Final answer:
To find the variance of the returns on Kang Distribution's common stock, calculate the expected return, the squared deviations for each economic state, and sum the products of these deviations with their respective probabilities. Since the probability of a normal economy is not provided, assume it to fill the remaining percentage to 100%.
Step-by-step explanation:
The student is asking how to calculate the variance of the returns on Kang Distribution's common stock, given the expected rates of return in different economic conditions and the probabilities of those conditions occurring. To find the variance, we would use the formula for the expected value of the squared deviations from the expected return, weighting each squared deviation by the probability of its associated economic state.
First, calculate the expected return (mean) by multiplying each possible return by its probability and summing these products. Then, for each economic state, calculate the squared deviation from this mean (i.e., subtract the mean from the return for that state and square the result). Multiply each squared deviation by its probability, and sum these to find the variance.
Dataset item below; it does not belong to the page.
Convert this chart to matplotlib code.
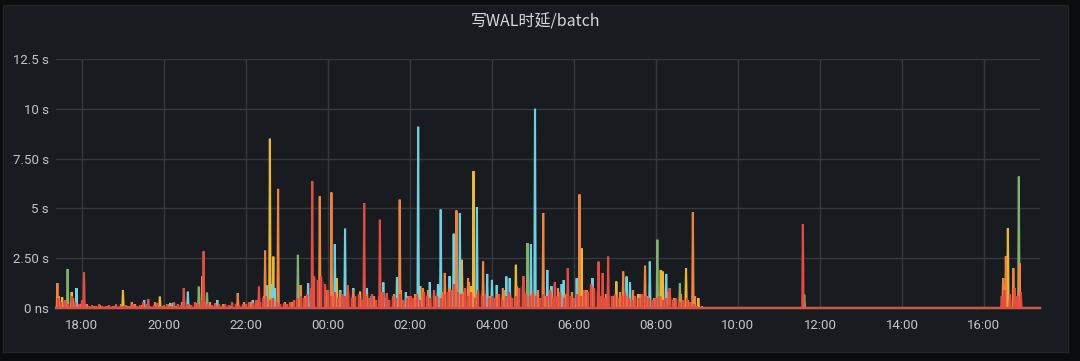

However, since we don't have the probability of a normal economy given, we cannot complete the calculation. We assume that the probabilities must add up to 100%, so the missing probability can be calculated as 100% - 11% (boom) - 26% (recession) = 63% (normal).
Using this information, we can carry out the calculation for the variance:
- Calculate the expected return (E(R)): E(R) = (0.11 × 13.5%) + (0.63 × 8%) + (0.26 × 2.5%).
- Calculate the squared deviations and multiply by their probabilities: (13.5% - E(R))² × 0.11, (8% - E(R))² × 0.63, and (2.5% - E(R))² × 0.26.
- Add these values together to find the variance.